Pre-application advice: Test Valley charges for this service (unusually there is a small charge for householder proposals) with fees dependent upon the scale of the proposal – the current schedule of fees can be found here. Call us for advice on whether this service is worthwhile in your case.
Affordable Housing: The Revised Local Plan (adopted during the period when the Government’s 10 unit threshold had been disabled by legal challenge) requires that each new dwelling contributes but with a reducing percentage for smaller schemes. With the 10 unit threshold it means sites of 11-14 are expected to provide 30% affordable units onsite and larger sites of 15+ provide 40%.
CIL and Section 106 contributions:
Test Valley adopted the Community Infrastructure Levy and began charging in August 2016. There are four rates for residential development depending upon the value of property within the parish. The rates are £175 per sqm for the most valuable areas (including Stockbridge), then £140 (which includes Romsey, Nursling and Rownhams), then £105 and finally £90 per sqm (which includes Andover).
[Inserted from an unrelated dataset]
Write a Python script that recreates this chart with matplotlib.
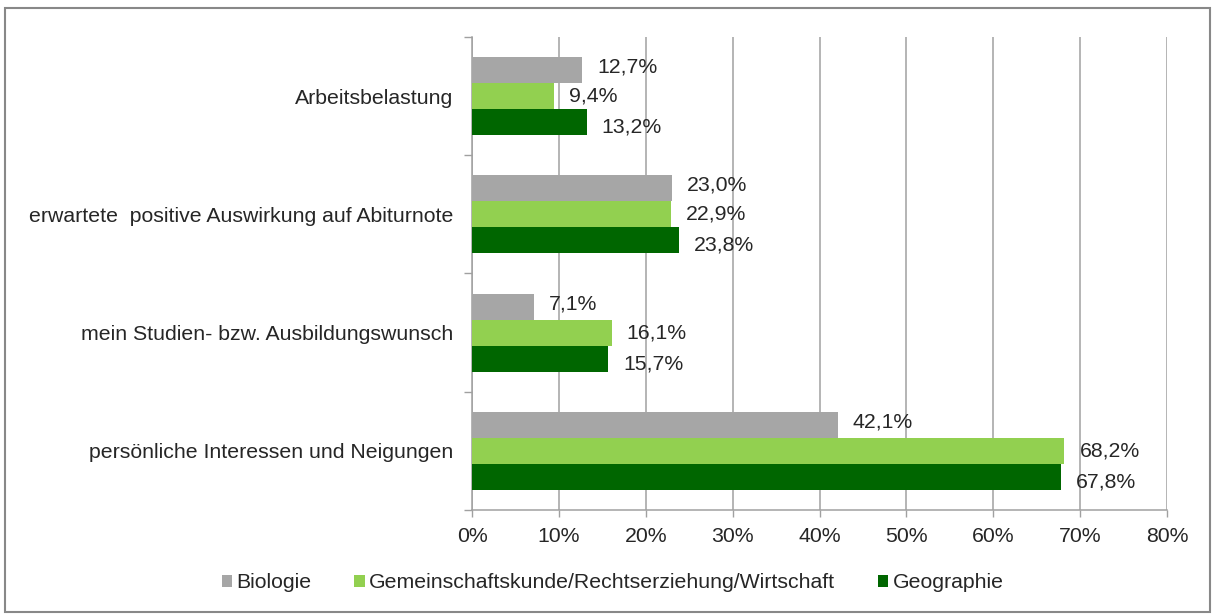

Non-residential development is limited to only supermarkets and retail warehouses (£180 per sqm).
The southern-most part of the Borough is covered by the Solent & Southampton Water Mitigation area where as well as CIL new dwellings have to contribute to habitat mitigation at a rate of around £175 per new unit.
Special policy restrictions:
Test Valley current Local Plan uses unusual frontage development policies for most of its rural settlements. Rather than drawing a line around the extents of the settlement and indicating that in principle development is acceptable within, the frontage policy draws lines along the sides of roads where frontage development is in principle acceptable. So houses within the frontage line may be redeveloped and potentially subdivided and any gaps in the frontage can be infilled but no development may take place behind the frontage. In the forthcoming Revised Local Plan this is all set to change with the introduction of conventional settlement boundaries across the board.